Your task is to retype, word for word, the lines from the start of the data through the line holding "let tickValues = [40, 60, 80, 100];". Do not include the pictures.

## Start Source excerpt

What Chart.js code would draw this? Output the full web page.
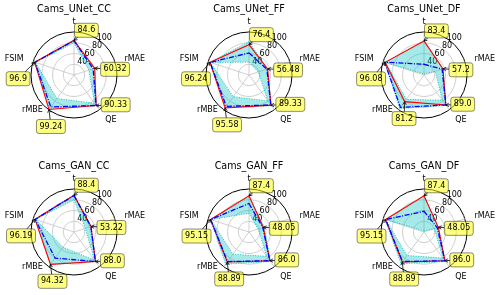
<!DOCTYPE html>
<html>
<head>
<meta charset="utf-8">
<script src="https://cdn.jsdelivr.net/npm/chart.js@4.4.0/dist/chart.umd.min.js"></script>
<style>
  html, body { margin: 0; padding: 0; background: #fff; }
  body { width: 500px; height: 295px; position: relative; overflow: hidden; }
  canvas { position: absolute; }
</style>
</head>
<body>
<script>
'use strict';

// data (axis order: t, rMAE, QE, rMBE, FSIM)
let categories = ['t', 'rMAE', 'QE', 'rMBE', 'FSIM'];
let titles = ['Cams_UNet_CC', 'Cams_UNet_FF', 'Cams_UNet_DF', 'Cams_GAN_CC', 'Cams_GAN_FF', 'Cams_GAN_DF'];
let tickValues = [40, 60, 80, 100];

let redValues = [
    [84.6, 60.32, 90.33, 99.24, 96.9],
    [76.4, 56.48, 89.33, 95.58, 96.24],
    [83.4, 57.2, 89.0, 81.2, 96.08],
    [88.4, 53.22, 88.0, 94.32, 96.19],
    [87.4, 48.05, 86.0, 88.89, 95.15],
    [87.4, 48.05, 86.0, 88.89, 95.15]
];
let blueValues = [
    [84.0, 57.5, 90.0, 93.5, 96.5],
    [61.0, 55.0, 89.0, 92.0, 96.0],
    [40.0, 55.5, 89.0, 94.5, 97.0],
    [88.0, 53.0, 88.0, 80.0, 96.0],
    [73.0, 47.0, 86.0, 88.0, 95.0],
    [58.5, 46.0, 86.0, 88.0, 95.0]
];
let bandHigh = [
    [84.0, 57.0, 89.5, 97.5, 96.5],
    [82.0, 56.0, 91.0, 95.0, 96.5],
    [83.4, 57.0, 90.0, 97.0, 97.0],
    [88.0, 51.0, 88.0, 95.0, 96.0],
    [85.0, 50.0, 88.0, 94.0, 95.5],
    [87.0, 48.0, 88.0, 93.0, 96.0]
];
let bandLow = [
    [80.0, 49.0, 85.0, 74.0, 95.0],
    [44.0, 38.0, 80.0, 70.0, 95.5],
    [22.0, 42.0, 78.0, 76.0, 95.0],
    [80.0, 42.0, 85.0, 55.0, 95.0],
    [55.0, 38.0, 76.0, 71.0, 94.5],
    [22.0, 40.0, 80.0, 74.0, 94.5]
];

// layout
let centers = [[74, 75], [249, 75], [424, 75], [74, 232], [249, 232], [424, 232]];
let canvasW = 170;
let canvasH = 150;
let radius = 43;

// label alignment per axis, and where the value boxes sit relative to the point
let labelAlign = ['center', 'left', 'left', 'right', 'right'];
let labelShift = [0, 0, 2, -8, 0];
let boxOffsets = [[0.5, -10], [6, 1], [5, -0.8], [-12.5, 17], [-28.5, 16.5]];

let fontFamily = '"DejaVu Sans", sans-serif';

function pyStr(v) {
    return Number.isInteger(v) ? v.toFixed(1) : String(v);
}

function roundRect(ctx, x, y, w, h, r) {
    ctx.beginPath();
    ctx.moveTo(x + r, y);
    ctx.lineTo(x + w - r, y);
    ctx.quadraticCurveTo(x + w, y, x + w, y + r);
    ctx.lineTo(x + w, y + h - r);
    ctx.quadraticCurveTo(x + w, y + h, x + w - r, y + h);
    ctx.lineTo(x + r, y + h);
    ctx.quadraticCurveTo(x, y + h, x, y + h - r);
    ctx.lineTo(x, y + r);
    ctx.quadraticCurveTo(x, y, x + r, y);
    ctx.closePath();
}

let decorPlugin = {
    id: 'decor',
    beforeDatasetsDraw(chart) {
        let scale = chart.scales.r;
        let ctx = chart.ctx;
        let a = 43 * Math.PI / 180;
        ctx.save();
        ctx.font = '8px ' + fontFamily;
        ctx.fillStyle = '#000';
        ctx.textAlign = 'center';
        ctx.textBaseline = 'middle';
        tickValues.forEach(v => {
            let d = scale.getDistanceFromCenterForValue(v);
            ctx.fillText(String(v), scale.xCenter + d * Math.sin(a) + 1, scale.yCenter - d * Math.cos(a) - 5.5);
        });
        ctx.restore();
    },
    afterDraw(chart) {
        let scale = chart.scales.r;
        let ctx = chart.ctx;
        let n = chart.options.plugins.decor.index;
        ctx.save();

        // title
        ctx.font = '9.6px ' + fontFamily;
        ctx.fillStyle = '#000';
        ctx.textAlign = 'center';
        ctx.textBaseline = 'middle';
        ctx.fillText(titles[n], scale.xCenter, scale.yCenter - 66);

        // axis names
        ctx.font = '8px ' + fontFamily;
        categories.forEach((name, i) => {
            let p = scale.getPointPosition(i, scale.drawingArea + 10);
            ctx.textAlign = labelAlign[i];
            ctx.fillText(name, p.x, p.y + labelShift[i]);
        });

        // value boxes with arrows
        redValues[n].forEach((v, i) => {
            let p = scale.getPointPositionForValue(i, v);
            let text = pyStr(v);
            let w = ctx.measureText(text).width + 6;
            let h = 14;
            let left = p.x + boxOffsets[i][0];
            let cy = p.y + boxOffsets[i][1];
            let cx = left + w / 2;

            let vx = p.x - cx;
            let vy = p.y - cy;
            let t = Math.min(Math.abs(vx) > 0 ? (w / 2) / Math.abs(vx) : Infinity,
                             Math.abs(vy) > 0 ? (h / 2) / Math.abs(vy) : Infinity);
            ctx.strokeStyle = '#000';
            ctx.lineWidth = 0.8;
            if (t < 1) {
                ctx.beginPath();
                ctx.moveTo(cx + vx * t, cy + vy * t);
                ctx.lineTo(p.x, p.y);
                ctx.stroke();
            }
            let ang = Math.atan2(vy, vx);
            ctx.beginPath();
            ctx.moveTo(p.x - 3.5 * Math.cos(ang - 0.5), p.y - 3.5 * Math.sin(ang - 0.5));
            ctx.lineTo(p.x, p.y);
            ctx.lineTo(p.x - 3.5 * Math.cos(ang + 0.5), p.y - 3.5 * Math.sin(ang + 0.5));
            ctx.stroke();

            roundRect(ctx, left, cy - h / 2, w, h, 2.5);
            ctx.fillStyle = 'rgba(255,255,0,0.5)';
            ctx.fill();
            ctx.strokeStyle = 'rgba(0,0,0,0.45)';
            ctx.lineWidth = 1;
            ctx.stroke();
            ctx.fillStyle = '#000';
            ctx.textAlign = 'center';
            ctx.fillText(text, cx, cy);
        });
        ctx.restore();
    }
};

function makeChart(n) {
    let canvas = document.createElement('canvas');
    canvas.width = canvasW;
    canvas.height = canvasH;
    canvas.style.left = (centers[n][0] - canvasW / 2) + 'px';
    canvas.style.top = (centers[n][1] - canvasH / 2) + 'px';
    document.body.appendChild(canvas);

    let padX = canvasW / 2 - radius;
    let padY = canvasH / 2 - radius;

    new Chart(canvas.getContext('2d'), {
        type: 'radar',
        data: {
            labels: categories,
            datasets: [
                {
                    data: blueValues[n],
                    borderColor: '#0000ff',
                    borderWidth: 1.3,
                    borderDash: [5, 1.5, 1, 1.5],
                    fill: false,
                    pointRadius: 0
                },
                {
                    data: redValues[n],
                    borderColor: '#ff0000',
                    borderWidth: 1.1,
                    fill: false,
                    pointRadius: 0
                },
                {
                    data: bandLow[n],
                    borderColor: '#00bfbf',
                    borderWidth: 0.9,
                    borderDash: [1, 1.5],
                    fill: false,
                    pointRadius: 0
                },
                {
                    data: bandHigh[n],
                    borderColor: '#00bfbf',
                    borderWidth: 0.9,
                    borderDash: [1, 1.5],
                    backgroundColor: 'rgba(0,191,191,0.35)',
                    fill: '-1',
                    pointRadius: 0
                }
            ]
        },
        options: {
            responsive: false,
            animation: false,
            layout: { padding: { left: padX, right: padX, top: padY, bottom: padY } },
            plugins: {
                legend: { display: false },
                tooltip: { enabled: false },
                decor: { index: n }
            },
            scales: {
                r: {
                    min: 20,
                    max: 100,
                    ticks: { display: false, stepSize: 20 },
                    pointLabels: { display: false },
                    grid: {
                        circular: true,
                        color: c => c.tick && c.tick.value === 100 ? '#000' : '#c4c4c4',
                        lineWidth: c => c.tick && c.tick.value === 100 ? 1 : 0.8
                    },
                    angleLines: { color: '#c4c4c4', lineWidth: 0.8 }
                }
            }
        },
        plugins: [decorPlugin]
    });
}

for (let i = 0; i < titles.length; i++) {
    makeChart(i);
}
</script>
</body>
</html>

## End Source excerpt

_Correct response_:
What Chart.js code would draw this? Output the full web page.
<!DOCTYPE html>
<html>
<head>
<meta charset="utf-8">
<script src="https://cdn.jsdelivr.net/npm/chart.js@4.4.0/dist/chart.umd.min.js"></script>
<style>
  html, body { margin: 0; padding: 0; background: #fff; }
  body { width: 500px; height: 295px; position: relative; overflow: hidden; }
  canvas { position: absolute; }
</style>
</head>
<body>
<script>
'use strict';

// data (axis order: t, rMAE, QE, rMBE, FSIM)
let categories = ['t', 'rMAE', 'QE', 'rMBE', 'FSIM'];
let titles = ['Cams_UNet_CC', 'Cams_UNet_FF', 'Cams_UNet_DF', 'Cams_GAN_CC', 'Cams_GAN_FF', 'Cams_GAN_DF'];
let tickValues = [40, 60, 80, 100];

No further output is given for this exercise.